Retype exactly what runs from the first line of the data to the line with "labels = [str(i) for i in range(1, 14)]", keeping both of those lines and skipping pictures.

··· Stored data

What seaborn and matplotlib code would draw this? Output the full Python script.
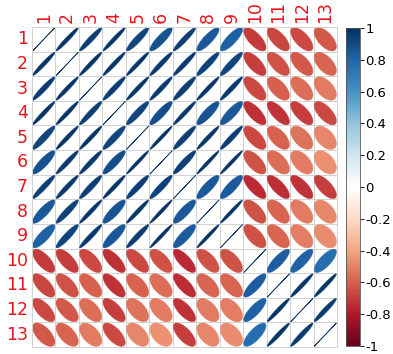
import numpy as np
import pandas as pd
import seaborn as sns
import matplotlib.pyplot as plt
from matplotlib.colors import LinearSegmentedColormap, ListedColormap, Normalize
from matplotlib.cm import ScalarMappable
from matplotlib.patches import Polygon

plt.rcParams['axes.unicode_minus'] = False

labels = [str(i) for i in range(1, 14)]

# upper triangle of the correlation matrix, row by row
upper = [
    [0.97, 0.95, 0.97, 0.92, 0.87, 0.95, 0.85, 0.82, -0.70, -0.67, -0.66, -0.62],
    [0.97, 0.97, 0.97, 0.96, 0.96, 0.93, 0.92, -0.69, -0.64, -0.62, -0.58],
    [0.95, 0.97, 0.96, 0.94, 0.97, 0.96, -0.66, -0.60, -0.56, -0.52],
    [0.92, 0.89, 0.97, 0.86, 0.85, -0.73, -0.72, -0.69, -0.66],
    [0.98, 0.94, 0.97, 0.95, -0.66, -0.59, -0.54, -0.49],
    [0.93, 0.98, 0.98, -0.64, -0.56, -0.52, -0.46],
    [0.85, 0.84, -0.75, -0.74, -0.72, -0.69],
    [0.98, -0.64, -0.58, -0.52, -0.49],
    [-0.64, -0.58, -0.51, -0.47],
    [0.83, 0.82, 0.76],
    [0.97, 0.97],
    [0.96],
]

n = len(labels)
corr = np.eye(n)
for i, row in enumerate(upper):
    for k, v in enumerate(row):
        corr[i, i + 1 + k] = v
        corr[i + 1 + k, i] = v
df = pd.DataFrame(corr, index=labels, columns=labels)

# corrplot's RdBu ramp
cmap = LinearSegmentedColormap.from_list('corr', [
    "#67001F", "#B2182B", "#D6604D", "#F4A582", "#FDDBC7", "#FFFFFF",
    "#D1E5F0", "#92C5DE", "#4393C3", "#2166AC", "#053061"])
norm = Normalize(-1, 1)

fig = plt.figure(figsize=(3.93, 3.54), dpi=100)
ax = fig.add_axes([32 / 393, 1 - 347 / 354, 305 / 393, 320 / 354])
cax = fig.add_axes([346 / 393, 1 - 346 / 354, 14 / 393, 318 / 354])

# white grid of cells with grey borders
sns.heatmap(df, cmap=ListedColormap(['white']), cbar=False, ax=ax,
            linewidths=0.7, linecolor='#d2d2d2', square=False)

# ellipses (same construction as corrplot)
t = np.linspace(0, 2 * np.pi, 100)
for i in range(n):
    for j in range(n):
        r = df.iloc[i, j]
        d = np.arccos(np.clip(r, -1, 1))
        dx = 0.475 * np.cos(t + d / 2)
        dy = 0.475 * np.cos(t - d / 2)
        col = cmap(norm(r))
        ax.add_patch(Polygon(np.column_stack([j + 0.5 + dx, i + 0.5 - dy]),
                             closed=True, facecolor=col, edgecolor=col,
                             linewidth=0.5 if abs(r) > 0.99 else 0.3))

for s in ax.spines.values():
    s.set_visible(True)
    s.set_color('#d2d2d2')
    s.set_linewidth(0.7)

ax.xaxis.tick_top()
ax.set_xticks(np.arange(n) + 0.5)
ax.set_yticks(np.arange(n) + 0.5)
ax.set_xticklabels(labels, rotation=90, color='#e8141c', fontsize=12.5)
ax.set_yticklabels(labels, rotation=0, color='#e8141c', fontsize=12.5)
ax.tick_params(length=0, pad=3)
ax.set_xlabel('')
ax.set_ylabel('')

cb = fig.colorbar(ScalarMappable(norm=norm, cmap=cmap), cax=cax)
cb.set_ticks(np.round(np.arange(-1, 1.01, 0.2), 1))
cb.set_ticklabels(['-1', '-0.8', '-0.6', '-0.4', '-0.2', '0',
                   '0.2', '0.4', '0.6', '0.8', '1'])
cb.outline.set_linewidth(0.6)
cb.outline.set_edgecolor('#555555')
cax.tick_params(labelsize=9.5, length=3, width=0.6, pad=1)

fig.savefig('out.png', dpi=100)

······

Written solution
What seaborn and matplotlib code would draw this? Output the full Python script.
import numpy as np
import pandas as pd
import seaborn as sns
import matplotlib.pyplot as plt
from matplotlib.colors import LinearSegmentedColormap, ListedColormap, Normalize
from matplotlib.cm import ScalarMappable
from matplotlib.patches import Polygon

plt.rcParams['axes.unicode_minus'] = False

labels = [str(i) for i in range(1, 14)]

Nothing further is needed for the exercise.